Thanks for replying so quickly. 
I tried
$ join -t  \012  -v 2 j1 j2
$ join -t '\012' -v 2 j1 j2
$ join -t "\012" -v 2 j1 j2

All three versions are doing the same wrong thing, they are including the
'eee' line, which is the last line
of the file j1 and a middle line of j2, when it should not include this
'eee' line.

I also tried
$ comm -13 j1 j2

However it does the same wrong thing as the previous three, again including
the 'eee' line. I also suspect it might have something to do with the 'eee'
line being the last line of the first file.

-----------------------------------------------------------

I tried your suggestion:
$ NL=$(printf "\n")

$ echo "$NL" | od -o
0000000 000012
0000001

$ join -t "$NL" -v 2 j1 j2

But it did something weird, it eliminated the 'eee' line which is good but
then it replaced all the long sequence of spaces with single spaces? It
looks like the program treated the space as a field separator character and
ignored the line feed.

-----------------------------------------------------------

I tried one thing, I created two other test files with much shorter lines
and tried all four commands.
$ join -t  \012  -v 2 s1 s2
$ join -t '\012' -v 2 s1 s2
$ join -t "\012" -v 2 s1 s2
$ comm -13 s1 s2

And guess what, it? They all worked! I believe the problem is the length of
the lines in the files j1 and j2 which are almost 300 characters is too long
for these commands to handle.

It would be nice if these commands, i.e. join & comm, could handle much
longer lines, say a default of 4096 characters, and a new option to specify
a larger line size say up to 65535 characters. Another question is can these
programs handle files that 30 MB in size and long lines?

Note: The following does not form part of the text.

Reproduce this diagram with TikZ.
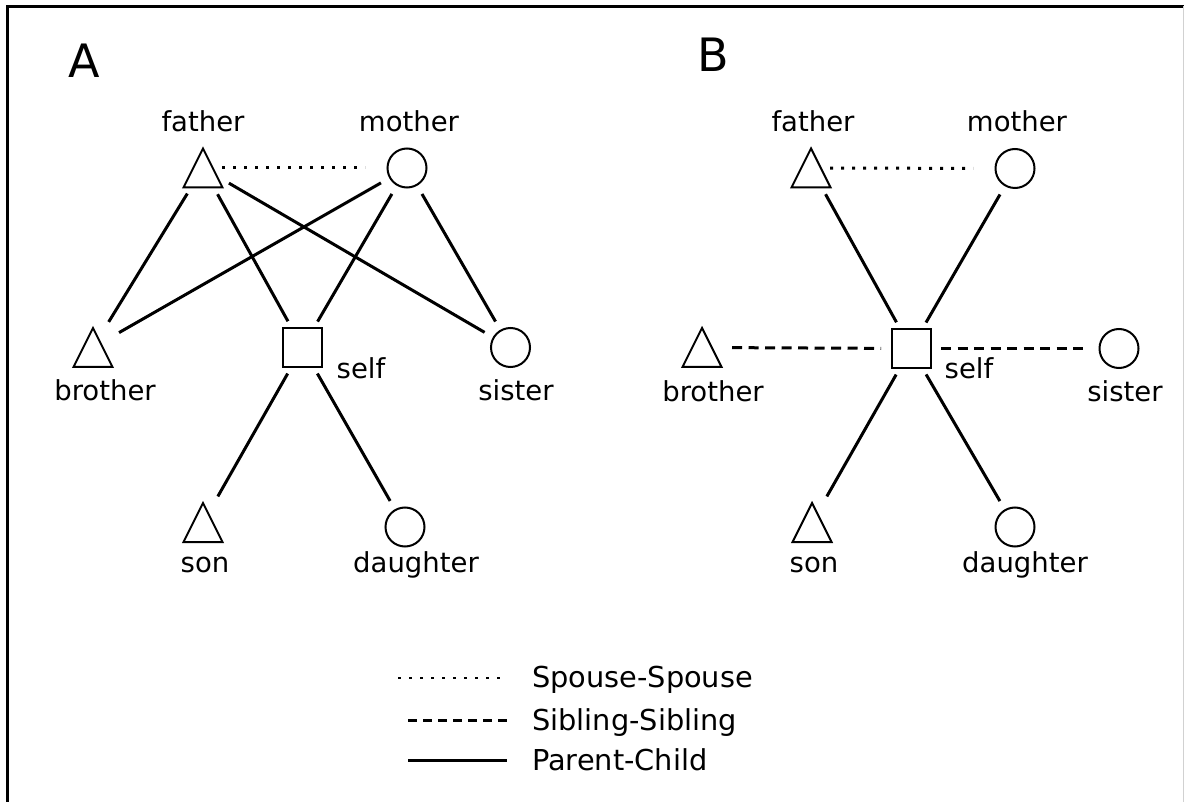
\documentclass[tikz,border=0pt]{standalone}
\usepackage{fontspec}
\setmainfont{DejaVu Sans}
\usetikzlibrary{calc}
\begin{document}
\begin{tikzpicture}[x=1pt,y=-1pt,
  person/.style={circle, draw=none, minimum size=60pt, inner sep=0pt, outer sep=0pt},
  male/.style={person, path picture={\draw[line width=2pt]
      ([shift={(-19.5pt,-19.5pt)}]path picture bounding box.center) -- ++(39pt,0pt) -- ++(-19.5pt,39pt) -- cycle;}},
  female/.style={person, path picture={\draw[line width=2pt]
      (path picture bounding box.center) circle[radius=19.5pt];}},
  ego/.style={person, path picture={\draw[line width=2pt]
      ([shift={(-19.5pt,-19.5pt)}]path picture bounding box.center) rectangle ++(39pt,39pt);}},
  lbl/.style={anchor=base, inner sep=0pt, font=\fontsize{27.5}{31}\selectfont},
  panel/.style={anchor=base west, inner sep=0pt, font=\fontsize{46}{50}\selectfont},
  legtxt/.style={anchor=base west, inner sep=0pt, font=\fontsize{28.8}{32}\selectfont},
  parentline/.style={line width=3pt},
  sibline/.style={line width=3pt, dash pattern=on 10pt off 6.5pt},
  spouseline/.style={line width=3pt, dash pattern=on 3pt off 8pt, shorten <=-11pt, shorten >=12pt},
]
\useasboundingbox (0,0) rectangle (1184,802);
% frame
\draw[line width=3pt] (7.5,802) -- (7.5,6.5) -- (1184,6.5);
\draw[line width=1pt, black!18] (1183.5,6.5) -- (1183.5,802);

% ---------------- Panel A ----------------
\node[panel] (pA) at (68,78) {A};
\node[male]   (aFa) at (203,168) {};
\node[female] (aMo) at (407,168) {};
\node[male]   (aBr) at (93,347.5) {};
\node[ego]    (aSe) at (302.5,347.5) {};
\node[female] (aSi) at (510.5,347.5) {};
\node[male]   (aSo) at (203,522.5) {};
\node[female] (aDa) at (405,527) {};

\node[lbl] (laFa) at (203,132) {father};
\node[lbl] (laMo) at (409,132) {mother};
\node[lbl] (laBr) at (105,401) {brother};
\node[lbl] (laSe) at (361,378) {self};
\node[lbl] (laSi) at (516,401) {sister};
\node[lbl] (laSo) at (205,572) {son};
\node[lbl] (laDa) at (416,572) {daughter};

\draw[spouseline] (aFa) -- (aMo);
\draw[parentline] (aFa) -- (aBr);
\draw[parentline] (aFa) -- (aSe);
\draw[parentline] (aFa) -- (aSi);
\draw[parentline] (aMo) -- (aBr);
\draw[parentline] (aMo) -- (aSe);
\draw[parentline] (aMo) -- (aSi);
\draw[parentline] (aSe) -- (aSo);
\draw[parentline] (aSe) -- (aDa);

% ---------------- Panel B ----------------
\node[panel] (pB) at (697,72) {B};
\node[male]   (bFa) at (811,168) {};
\node[female] (bMo) at (1015,168.5) {};
\node[male]   (bBr) at (702,347.5) {};
\node[ego]    (bSe) at (911,348.5) {};
\node[female] (bSi) at (1119,348.5) {};
\node[male]   (bSo) at (812,522.5) {};
\node[female] (bDa) at (1015,527) {};

\node[lbl] (lbFa) at (813,132) {father};
\node[lbl] (lbMo) at (1017,132) {mother};
\node[lbl] (lbBr) at (713,402) {brother};
\node[lbl] (lbSe) at (969,378) {self};
\node[lbl] (lbSi) at (1125,402) {sister};
\node[lbl] (lbSo) at (814,572) {son};
\node[lbl] (lbDa) at (1025,572) {daughter};

\draw[spouseline] (bFa) -- (bMo);
\draw[parentline] (bFa) -- (bSe);
\draw[parentline] (bMo) -- (bSe);
\draw[parentline] (bSe) -- (bSo);
\draw[parentline] (bSe) -- (bDa);
\draw[sibline] (bBr) -- (bSe);
\draw[sibline] (bSe) -- (bSi);

% ---------------- Legend ----------------
\coordinate (k1a) at (398,678);
\coordinate (k1b) at (507,678);
\coordinate (k2a) at (408,720);
\coordinate (k2b) at (507,720);
\coordinate (k3a) at (408,760);
\coordinate (k3b) at (507,760);
\draw[line width=2.5pt, dash pattern=on 2.5pt off 8.5pt] (k1a) -- (k1b);
\draw[line width=3pt, dash pattern=on 9pt off 6pt] (k2a) -- (k2b);
\draw[parentline] (k3a) -- (k3b);
\node[legtxt] (t1) at (532,687) {Spouse-Spouse};
\node[legtxt] (t2) at (532,730) {Sibling-Sibling};
\node[legtxt] (t3) at (532,770) {Parent-Child};
\end{tikzpicture}
\end{document}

-----Original Message-----
From: address@hidden [mailto:address@hidden
Sent: June 20, 2003 10:49 PM
To: Robert Wolf
Cc: 'address@hidden'
Subject: Re: there is a bug with UNIX command join


Robert Wolf wrote:
> $ join -t \012 -v 2 j1 j2
> 
>  <<j1>>  <<j2>> 
> The output should be only the lines in j2 that do not exist in j1.

For one thing I am not convinced that the \012 will be doing what you
think it will be doing here.  Usually you need to handle quoted
characters like that specially with the shell.  Something like this.

  NL=$(printf "\n")
  join -t "$NL" -v 2 j1 j2

> Essentially I have two sorted files, and I just want the lines from the
2nd
> file that are not in the 1st file.

Hmm...  Perhaps you are really looking for 'comm -13 j1 j2' here?